Notable fall enrollment figures (all comparisons are year over year, from fall 2019 to fall 2020):

  • The size of the entering freshman class increased from 8,170 to 8,459, up 3.5%.
  • The overall percentage of Black students (both undergraduate and graduate) rose from 4.9% to 5.3%, and the percentage of Black undergraduates rose from 5.1% to 5.5%, both record highs.
  • The overall percentage of Hispanic students rose from 21.7% to 23.4%, and the percentage of Hispanic undergraduates rose from 24.4% to 26.1%, also record highs.
  • The percentage of white undergraduates dropped from 38.8% to 37.3%.
  • The percentage of Asian undergraduates rose from 22.6% to 23.2%.

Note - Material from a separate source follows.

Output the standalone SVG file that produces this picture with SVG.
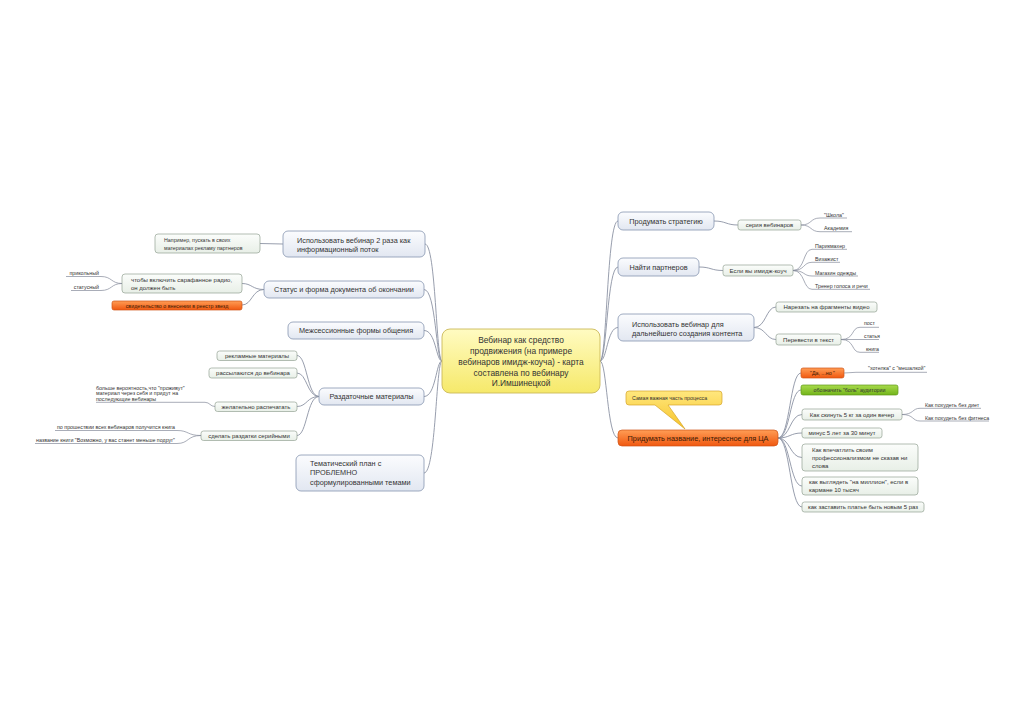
<svg xmlns="http://www.w3.org/2000/svg" width="1024" height="723" viewBox="0 0 1024 723">
<defs>
<linearGradient id="gMain" x1="0" y1="0" x2="0" y2="1"><stop offset="0" stop-color="#fbfcfe"/><stop offset="1" stop-color="#e2e7f1"/></linearGradient>
<linearGradient id="gSub" x1="0" y1="0" x2="0" y2="1"><stop offset="0" stop-color="#fbfdfb"/><stop offset="1" stop-color="#e8efe7"/></linearGradient>
<linearGradient id="gCenter" x1="0" y1="0" x2="0" y2="1"><stop offset="0" stop-color="#fffbc2"/><stop offset="1" stop-color="#f6e96a"/></linearGradient>
<linearGradient id="gOrange" x1="0" y1="0" x2="0" y2="1"><stop offset="0" stop-color="#ff9d55"/><stop offset="1" stop-color="#f05810"/></linearGradient>
<linearGradient id="gGreen" x1="0" y1="0" x2="0" y2="1"><stop offset="0" stop-color="#a8da4c"/><stop offset="1" stop-color="#72b41a"/></linearGradient>
<linearGradient id="gCallout" x1="0" y1="0" x2="0" y2="1"><stop offset="0" stop-color="#ffe77e"/><stop offset="1" stop-color="#f7c428"/></linearGradient>
<style>
text{font-family:"Liberation Sans",Arial,sans-serif;fill:#333}
.main{fill:url(#gMain);stroke:#8796b0;stroke-width:0.8}
.sub{fill:url(#gSub);stroke:#94a294;stroke-width:0.7}
.orange{fill:url(#gOrange);stroke:#cf5418;stroke-width:0.7}
.green{fill:url(#gGreen);stroke:#5f9a18;stroke-width:0.7}
.tm{font-size:7.3px}
.ts{font-size:6px}
.tl{font-size:5.3px}
.tc{font-size:8.4px}
.mid{text-anchor:middle}
.end{text-anchor:end}
.dark{fill:#3a1a05}
#connectors path{fill:none;stroke:#8c93a4;stroke-width:0.9}
.ul{fill:none;stroke:#848a9a;stroke-width:0.7}
</style>
</defs>
<rect width="1024" height="723" fill="#ffffff"/>

<g id="connectors">
<path d="M442,361 C436,361 436,244 425,244"/>
<path d="M442,361 C436,361 436,289.5 424,289.5"/>
<path d="M442,361 C436,361 436,330.5 424,330.5"/>
<path d="M442,361 C436,361 436,396.5 424,396.5"/>
<path d="M442,361 C436,361 436,473 424,473"/>
<path d="M600,361 C607,361 607,221 618,221"/>
<path d="M600,361 C607,361 607,267 618,267"/>
<path d="M600,361 C607,361 607,327.5 618,327.5"/>
<path d="M600,361 C607,361 607,438 618,438"/>
<path d="M283,244 L260,243.5"/>
<path d="M264,289.5 C252,289.5 252,283.5 242,283.5"/>
<path d="M264,289.5 C252,289.5 252,305 242,305"/>
<path d="M319,396.5 C307,396.5 307,355.5 297,355.5"/>
<path d="M319,396.5 C307,396.5 307,373 297,373"/>
<path d="M319,396.5 C307,396.5 307,406.5 297,406.5"/>
<path d="M319,396.5 C307,396.5 307,435.5 297,435.5"/>
<path d="M714,221 C726,221 726,225 738,225"/>
<path d="M699,267 C711,267 711,270.5 723,270.5"/>
<path d="M754,327.5 C766,327.5 766,307 776,307"/>
<path d="M754,327.5 C766,327.5 766,339.5 776,339.5"/>
<path d="M778,438 C790,438 790,373 801,373"/>
<path d="M778,438 C790,438 790,390 801,390"/>
<path d="M778,438 C790,438 790,414.5 802,414.5"/>
<path d="M778,438 C790,438 790,433 802,433"/>
<path d="M778,438 C790,438 790,457.5 802,457.5"/>
<path d="M778,438 C790,438 790,486 802,486"/>
<path d="M778,438 C790,438 790,507 802,507"/>
</g>

<g id="center">
<rect x="442" y="329" width="158" height="64" rx="8" fill="url(#gCenter)" stroke="#cbb95a" stroke-width="0.9"/>
<text class="tc mid" x="521"><tspan x="521" y="343">Вебинар как средство</tspan><tspan x="521" y="354">продвижения (на примере</tspan><tspan x="521" y="365">вебинаров имидж-коуча) - карта</tspan><tspan x="521" y="375.5">составлена по вебинару</tspan><tspan x="521" y="386">И.Имшинецкой</tspan></text>
</g>

<g id="n-use-twice">
<rect class="main" x="283" y="231" width="142" height="26" rx="5"/>
<text class="tm" x="297"><tspan x="297" y="242.7">Использовать вебинар 2 раза как</tspan><tspan x="297" y="252">информационный поток</tspan></text>
</g>
<g id="n-example">
<rect class="sub" x="155" y="234" width="105" height="19" rx="3"/>
<text class="tl" x="164"><tspan x="164" y="242">Например, пускать в своих</tspan><tspan x="164" y="250">материалах рекламу партнеров</tspan></text>
</g>

<g id="n-status">
<rect class="main" x="264" y="281" width="160" height="17" rx="5"/>
<text class="tm mid" x="344" y="292.3">Статус и форма документа об окончании</text>
</g>
<g id="n-radio">
<rect class="sub" x="122" y="274" width="120" height="19" rx="3"/>
<text class="ts" x="131"><tspan x="131" y="282">чтобы включить сарафанное радио,</tspan><tspan x="131" y="289.5">он должен быть</tspan></text>
</g>
<g id="n-cert">
<rect class="orange" x="112" y="301" width="130" height="9" rx="2"/>
<text class="tl mid dark" x="177" y="307.6">свидетельство о внесении в реестр звезд</text>
</g>
<g id="l-funny">
<path class="ul" d="M66,276.5 H101 C112,276.5 111,283.5 122,283.5"/>
<text class="tl end" x="99" y="275">прикольный</text>
</g>
<g id="l-status">
<path class="ul" d="M71,290.5 H101 C112,290.5 111,283.5 122,283.5"/>
<text class="tl end" x="99" y="289">статусный</text>
</g>

<g id="n-intersession">
<rect class="main" x="288" y="322" width="136" height="17" rx="5"/>
<text class="tm mid" x="356" y="333.2">Межсессионные формы общения</text>
</g>

<g id="n-handouts">
<rect class="main" x="319" y="388" width="105" height="17" rx="5"/>
<text class="tm mid" x="371.5" y="399.2">Раздаточные материалы</text>
</g>
<g id="n-ads">
<rect class="sub" x="217" y="351" width="80" height="9.5" rx="2.5"/>
<text class="ts mid" x="257" y="358">рекламные материалы</text>
</g>
<g id="n-mailed">
<rect class="sub" x="209" y="368" width="88" height="10" rx="2.5"/>
<text class="ts mid" x="253" y="375.3">рассылаются до вебинара</text>
</g>
<g id="n-print">
<rect class="sub" x="215" y="402" width="82" height="9.5" rx="2.5"/>
<text class="ts mid" x="256" y="409">желательно распечатать</text>
</g>
<g id="l-print">
<path class="ul" d="M96,402.3 H205 C210,402.3 210,406.5 215,406.5"/>
<text class="tl" x="96"><tspan x="96" y="389.5">больше вероятность,что "проживут"</tspan><tspan x="96" y="395">материал через себя и придут на</tspan><tspan x="96" y="400.5">последующие вебинары</tspan></text>
</g>
<g id="n-serial">
<rect class="sub" x="201" y="431" width="96" height="9.5" rx="2.5"/>
<text class="ts mid" x="249" y="438">сделать раздатки серийными</text>
</g>
<g id="l-book">
<path class="ul" d="M55,430.5 H177 C189,430.5 187,435.5 201,435.5"/>
<text class="tl" x="57" y="428.7">по прошествии всех вебинаров получится книга</text>
</g>
<g id="l-bookname">
<path class="ul" d="M35,443.5 H177 C189,443.5 187,435.5 201,435.5"/>
<text class="tl" x="36" y="441.8">название книги "Возможно, у вас станет меньше подруг"</text>
</g>

<g id="n-themes">
<rect class="main" x="296" y="455" width="128" height="36" rx="5"/>
<text class="tm" x="310"><tspan x="310" y="465.5">Тематический план с</tspan><tspan x="310" y="475">ПРОБЛЕМНО</tspan><tspan x="310" y="484.5">сформулированными темами</tspan></text>
</g>

<g id="n-strategy">
<rect class="main" x="618" y="212" width="96" height="18" rx="5"/>
<text class="tm mid" x="666" y="223.6">Продумать стратегию</text>
</g>
<g id="n-series">
<rect class="sub" x="738" y="220" width="63" height="10" rx="2.5"/>
<text class="ts mid" x="769.5" y="227.2">серия вебинаров</text>
</g>
<g id="l-school">
<path class="ul" d="M801,225 C812,225 810,218 820,218 H847"/>
<text class="tl" x="824" y="216.6">"Школа"</text>
</g>
<g id="l-academy">
<path class="ul" d="M801,225 C812,225 810,231.7 820,231.7 H852"/>
<text class="tl" x="824" y="230.3">Академия</text>
</g>

<g id="n-partners">
<rect class="main" x="618" y="258" width="81" height="18" rx="5"/>
<text class="tm mid" x="658.5" y="269.6">Найти партнеров</text>
</g>
<g id="n-coach">
<rect class="sub" x="723" y="265" width="70" height="11" rx="2.5"/>
<text class="ts mid" x="758" y="272.7">Если вы имидж-коуч</text>
</g>
<g id="l-hair">
<path class="ul" d="M793,270.5 C805,270.5 803,249.3 812,249.3 H847"/>
<text class="tl" x="815" y="248">Парикмахер</text>
</g>
<g id="l-makeup">
<path class="ul" d="M793,270.5 C805,270.5 803,262.3 812,262.3 H840"/>
<text class="tl" x="815" y="261">Визажист</text>
</g>
<g id="l-shop">
<path class="ul" d="M793,270.5 C805,270.5 803,276 812,276 H858"/>
<text class="tl" x="815" y="274.7">Магазин одежды</text>
</g>
<g id="l-voice">
<path class="ul" d="M793,270.5 C805,270.5 803,289.3 812,289.3 H870"/>
<text class="tl" x="815" y="288">Тренер голоса и речи</text>
</g>

<g id="n-content">
<rect class="main" x="618" y="314" width="136" height="27" rx="5"/>
<text class="tm" x="632"><tspan x="632" y="326.5">Использовать вебинар для</tspan><tspan x="632" y="335.7">дальнейшего создания контента</tspan></text>
</g>
<g id="n-cut">
<rect class="sub" x="776" y="302" width="101" height="10" rx="2.5"/>
<text class="ts mid" x="826.5" y="309.2">Нарезать на фрагменты видео</text>
</g>
<g id="n-totext">
<rect class="sub" x="776" y="334" width="65" height="11" rx="2.5"/>
<text class="ts mid" x="808.5" y="341.7">Перевести в текст</text>
</g>
<g id="l-post">
<path class="ul" d="M841,339.5 C855,339.5 851,327.3 860,327.3 H879"/>
<text class="tl" x="864" y="325">пост</text>
</g>
<g id="l-article">
<path class="ul" d="M841,339.5 H879"/>
<text class="tl" x="864" y="338.3">статья</text>
</g>
<g id="l-book2">
<path class="ul" d="M841,339.5 C855,339.5 851,352.3 860,352.3 H879"/>
<text class="tl" x="866" y="351.2">книга</text>
</g>

<g id="n-title">
<rect class="orange" x="618" y="430" width="160" height="16" rx="4"/>
<text class="tm mid dark" x="698" y="440.6">Придумать название, интересное для ЦА</text>
</g>
<g id="callout">
<path d="M629,391 H719 Q722,391 722,394 V402 Q722,405 719,405 H668 L685,429 L655,405 H629 Q626,405 626,402 V394 Q626,391 629,391 Z" fill="url(#gCallout)" stroke="#d6a52a" stroke-width="0.7"/>
<text class="tl" x="632" y="399.8" fill="#4a3a10">Самая важная часть процесса</text>
</g>
<g id="n-yesbut">
<rect class="orange" x="801" y="368" width="43" height="10" rx="2"/>
<text class="tl mid dark" x="822.5" y="375">"Да, ...но "</text>
</g>
<g id="l-wish">
<path class="ul" d="M844,373 L856,372.3 H927"/>
<text class="tl" x="868" y="370">"хотелка" с "мешалкой"</text>
</g>
<g id="n-pain">
<rect class="green" x="801" y="385" width="97" height="10" rx="2"/>
<text class="tl mid" x="849.5" y="392" fill="#223a05">обозначить "боль" аудитории</text>
</g>
<g id="n-5kg">
<rect class="sub" x="802" y="409" width="100" height="11" rx="2.5"/>
<text class="ts mid" x="852" y="416.7">Как скинуть 5 кг за один вечер</text>
</g>
<g id="l-nodiet">
<path class="ul" d="M902,414.5 C914,414.5 912,408.3 920,408.3 H981"/>
<text class="tl" x="925" y="406.8">Как похудеть без диет</text>
</g>
<g id="l-nofit">
<path class="ul" d="M902,414.5 C914,414.5 912,421 920,421 H989"/>
<text class="tl" x="925" y="419.8">Как похудеть без фитнеса</text>
</g>
<g id="n-minus5">
<rect class="sub" x="802" y="428" width="80" height="10" rx="2.5"/>
<text class="ts mid" x="842" y="435.2">минус 5 лет за 30 минут</text>
</g>
<g id="n-impress">
<rect class="sub" x="802" y="444" width="116" height="27" rx="3"/>
<text class="ts" x="812"><tspan x="812" y="452">Как впечатлить своим</tspan><tspan x="812" y="460">профессионализмом не сказав ни</tspan><tspan x="812" y="468">слова</tspan></text>
</g>
<g id="n-million">
<rect class="sub" x="802" y="477" width="116" height="18" rx="3"/>
<text class="ts" x="809"><tspan x="809" y="484.2">как выглядеть "на миллион", если в</tspan><tspan x="809" y="492">кармане 10 тысяч</tspan></text>
</g>
<g id="n-dress">
<rect class="sub" x="802" y="502" width="122" height="10" rx="2.5"/>
<text class="ts mid" x="863" y="509.2">как заставить платье быть новым 5 раз</text>
</g>
</svg>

  • The percentage of undergraduate students who are Texas residents rose from 90.0% to 91.5%.
  • A record 57,241 new undergraduate students applied for admission to UT for the fall of 2020.
  • The number of first-generation college students increased from 21.8% to 22.8% of undergraduates.
  • The first-year undergraduate retention rate increased to 96.7%, up 1.0% from last fall.

Note: Black includes both Black or African American Alone and Black or African American Multiracial (excluding Hispanic).